During a recent conversations regarding the Golden Ratio, the idea of our ability to instinctively detect “visual harmonies” came up. AS is often the case, these “harmonies” were described as being analogous to musical harmonies. Now while I believe that we indeed experience aesthetic responses to certain visual stimuli when they are combined in certain ways—the idea that we could perceive visually harmonic relationships in the same way that we perceive musical harmonies might be problematic for a significant number of reasons. (Don’t worry, I will not bore you with that laundry list here.)
Harmony can be understood as an aspect of music’s vertical dimension. For example, in Western, tonal classical music (music with a tonic key), the most frequently encountered chords are triads. They are called this because they consist of three distinct “stacked” notes: the root note, and intervals of a third and a fifth above the root note. The manner in which certain frequencies/pitches “align”, or “fit together”, give rise to what we call harmony. Many can easily discriminate the sound of a chord that contains such a coordination of waves from the sound of a group of waves that does not.
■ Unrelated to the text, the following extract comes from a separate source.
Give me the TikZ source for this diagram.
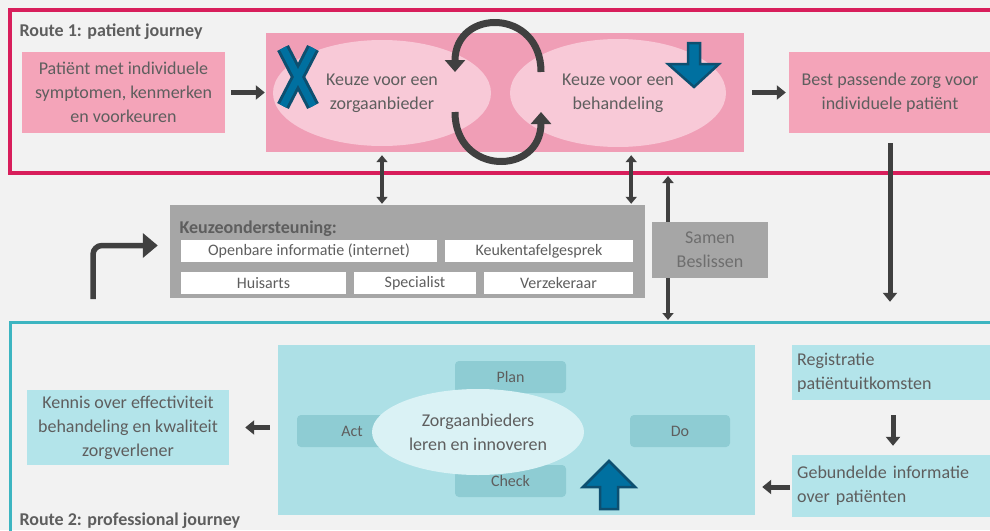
\documentclass[tikz,border=0pt]{standalone}
\usepackage{fontspec}
\setmainfont{Carlito}
\usepackage{tikz}
\usetikzlibrary{arrows,arrows.meta,positioning,shapes,calc}
\definecolor{bgc}{HTML}{F2F2F2}
\definecolor{routeone}{HTML}{D81E5B}
\definecolor{routetwo}{HTML}{3DB5C1}
\definecolor{pinkbox}{HTML}{F4A4B9}
\definecolor{pinkpanel}{HTML}{F09EB6}
\definecolor{pinkell}{HTML}{F8C9D7}
\definecolor{tealbox}{HTML}{B3E4EA}
\definecolor{tealpanel}{HTML}{ADE0E6}
\definecolor{tealstep}{HTML}{8ECCD3}
\definecolor{tealell}{HTML}{DAF2F5}
\definecolor{grayboxc}{HTML}{A6A6A6}
\definecolor{arrc}{HTML}{404040}
\definecolor{bluefill}{HTML}{0070A0}
\definecolor{blueline}{HTML}{0D4F70}
\definecolor{txt}{HTML}{5E5E5E}

\begin{document}
\begin{tikzpicture}[x=1pt, y=-1pt, font=\fontsize{18}{24}\selectfont, text=txt,
  box/.style={inner sep=0pt, align=center},
  white box/.style={box, fill=white, minimum height=22pt, font=\fontsize{16}{18}\selectfont},
  pdca/.style={box, fill=tealstep, rounded corners=4pt, minimum height=32pt, font=\fontsize{16}{18}\selectfont},
  arr/.style={-{Triangle[length=9pt,width=14pt]}, line width=5pt, draw=arrc},
  dbl/.style={{Triangle[length=7pt,width=11pt]}-{Triangle[length=7pt,width=11pt]}, line width=3.5pt, draw=arrc},
  cyc/.style={-{Triangle[length=12pt,width=20pt]}, line width=7pt, draw=arrc},
  blue/.style={fill=bluefill, draw=blueline, line width=2.5pt, line join=miter}]
\fill[bgc] (0,0) rectangle (990,530);
\useasboundingbox (0,0) rectangle (990,530);
\clip (0,0) rectangle (990,530);

% route 1
\draw[routeone, line width=4pt] (10,10) rectangle (1010,173);
\node[anchor=base west, font=\bfseries\fontsize{18}{20}\selectfont] (title1) at (16,36) {Route 1: patient journey};
\node[box, fill=pinkbox, minimum width=203pt, minimum height=81pt] (patient) at (123.5,92.5) {Patiënt met individuele\\symptomen, kenmerken\\en voorkeuren};
\node[box, fill=pinkpanel, minimum width=478pt, minimum height=119pt] (panel) at (505,92.5) {};
\node[ellipse, fill=pinkell, minimum width=218pt, minimum height=106pt, inner sep=0pt, align=center] (zorg) at (382,93) {Keuze voor een\\zorgaanbieder};
\node[ellipse, fill=pinkell, minimum width=216pt, minimum height=108pt, inner sep=0pt, align=center] (behandeling) at (618,93) {Keuze voor een\\behandeling};
\node[box, fill=pinkbox, minimum width=202pt, minimum height=81pt] (best) at (890,92.5) {Best passende zorg voor\\individuele patiënt};
\draw[arr, shorten <=6pt, shorten >=1pt] (patient) -- (panel);
\draw[arr, shorten <=8pt, shorten >=3pt] (panel) -- (best);
% cycle between the two choices
\draw[cyc] (541,72) .. controls (541,8) and (455,8) .. (455,72);
\draw[cyc] (455,112) .. controls (455,176) and (541,176) .. (541,112);
% blue marks
\draw[blueline, line width=13pt] (283,48) -- (313,106) (313,48) -- (283,106);
\draw[bluefill, line width=7pt] (283,48) -- (313,106) (313,48) -- (283,106);
\draw[blue] (688,43) -- (700,43) -- (700,64) -- (719,64) -- (694,87) -- (668,64) -- (688,64) -- cycle;

% keuzeondersteuning
\node[box, fill=grayboxc, minimum width=475pt, minimum height=93pt] (keuze) at (407.5,251.5) {};
\node[anchor=base west, font=\bfseries\fontsize{18}{20}\selectfont] (keuzetitle) at (176,233) {Keuzeondersteuning:};
\node[white box, minimum width=256pt] (info) at (309,251) {Openbare informatie (internet)};
\node[white box, minimum width=188pt] (keuken) at (539,251) {Keukentafelgesprek};
\node[white box, minimum width=165pt] (huisarts) at (263.5,283) {Huisarts};
\node[white box, minimum width=122pt] (specialist) at (415,283) {Specialist};
\node[white box, minimum width=149pt] (verzekeraar) at (558.5,283) {Verzekeraar};
\draw[dbl, shorten <=3pt, shorten >=1pt] (zorg |- panel.south) -- (zorg |- keuze.north);
\draw[dbl, shorten <=3pt, shorten >=1pt] ([xshift=-2pt]keuken.east |- panel.south) -- ([xshift=-2pt]keuken.east |- keuze.north);
\coordinate (samentop) at (668,176);
\coordinate (samenbottom) at (668,320);
\draw[dbl] (samentop) -- (samenbottom);
\node[box, fill=grayboxc, minimum width=116pt, minimum height=56pt, text=txt!90!white] (samen) at (710,250) {Samen\\Beslissen};
\coordinate (bend) at (93,299);
\draw[-{Triangle[length=15pt,width=24pt]}, line width=5.5pt, draw=arrc, rounded corners=9pt, shorten >=12pt] (bend) |- ([yshift=6pt]keuze.west);

% route 2
\draw[routetwo, line width=3pt] (10,322) rectangle (1010,560);
\node[anchor=base west, font=\bfseries\fontsize{18}{20}\selectfont] (title2) at (16,525) {Route 2: professional journey};
\node[box, fill=tealbox, minimum width=198pt, minimum height=55pt, align=left, anchor=west, text width=188pt] (registratie) at (792,372.5) {Registratie\\patiëntuitkomsten};
\node[box, fill=tealbox, minimum width=198pt, minimum height=62pt, align=left, anchor=west, text width=188pt] (gebundeld) at (792,486) {Gebundelde informatie\\over patiënten};
\node[box, fill=tealpanel, minimum width=477pt, minimum height=170pt] (pdcapanel) at (516.5,430) {};
\node[pdca, minimum width=111pt] (plan) at (510.5,377) {Plan};
\node[pdca, minimum width=110pt] (act) at (352,431) {Act};
\node[pdca, minimum width=100pt] (do) at (680,431) {Do};
\node[pdca, minimum width=111pt] (check) at (510.5,481) {Check};
\node[ellipse, fill=tealell, minimum width=212pt, minimum height=86pt, inner sep=0pt, align=center] (leren) at (478,432) {Zorgaanbieders\\leren en innoveren};
\node[box, fill=tealbox, minimum width=202pt, minimum height=75pt] (kennis) at (128,427.5) {Kennis over effectiviteit\\behandeling en kwaliteit\\zorgverlener};
\draw[blue] (609,461) -- (635,487) -- (618,487) -- (618,509) -- (600,509) -- (600,487) -- (583,487) -- cycle;
\draw[arr, shorten <=10pt, shorten >=43pt] (best.south) -- (registratie.north -| best.south);
\draw[arr, shorten <=15pt, shorten >=9pt] (registratie.south -| 893,0) -- (gebundeld.north -| 893,0);
\draw[arr, shorten <=2pt, shorten >=7pt] (gebundeld.west |- 0,487) -- (pdcapanel.east |- 0,487);
\draw[arr, shorten <=8pt, shorten >=16pt] (pdcapanel.west |- kennis) -- (kennis.east);
\end{tikzpicture}
\end{document}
So are there visual harmonies that can be observed in “fitting together” in a manner similar to musical ones? Can we discriminate visual primitives (sans context) that are in some harmonious ”alignment” from those that are not? Some proponents of the compositional geometries mentioned yesterday might think so.
Well, within the first image provided here is a group of lines labeled a-g. These lines are divided in a number of ways, one of which is a division that forms the basis for what has been dubbed “The Golden Ratio.” Does it jump out at you? Does the specific division of one of the lines produce a perceived proportional relationship that is distinctly more “harmonious” than the others? Does it elicit some aesthetic response for you?
What if we extended this idea of visual stimuli somehow “fitting together” beyond simple visual primitives like lines, and even the invisible shapes that are often superimposed over masterworks as evidence of “visual harmonies”, and just jumped into actual representations of form? How easily do you think we would be able to discriminate representations of form that are intended to “fit together” in a given context from others that are not? To toy with this idea I have modified the Shepard & Metzler (1971) mental rotation task (shown in the upper left of image 2) into a larger rotation AND combination task. How easily can you determine which construct can fit together with the root (indicated by a star) to form a cube? (I’ve added a version in color to help.)
Now while these exercises are not intended to be significant substantiations for my position on this issue, I do think it might offer a bit of insight as to how claims of such analogs might be problematic.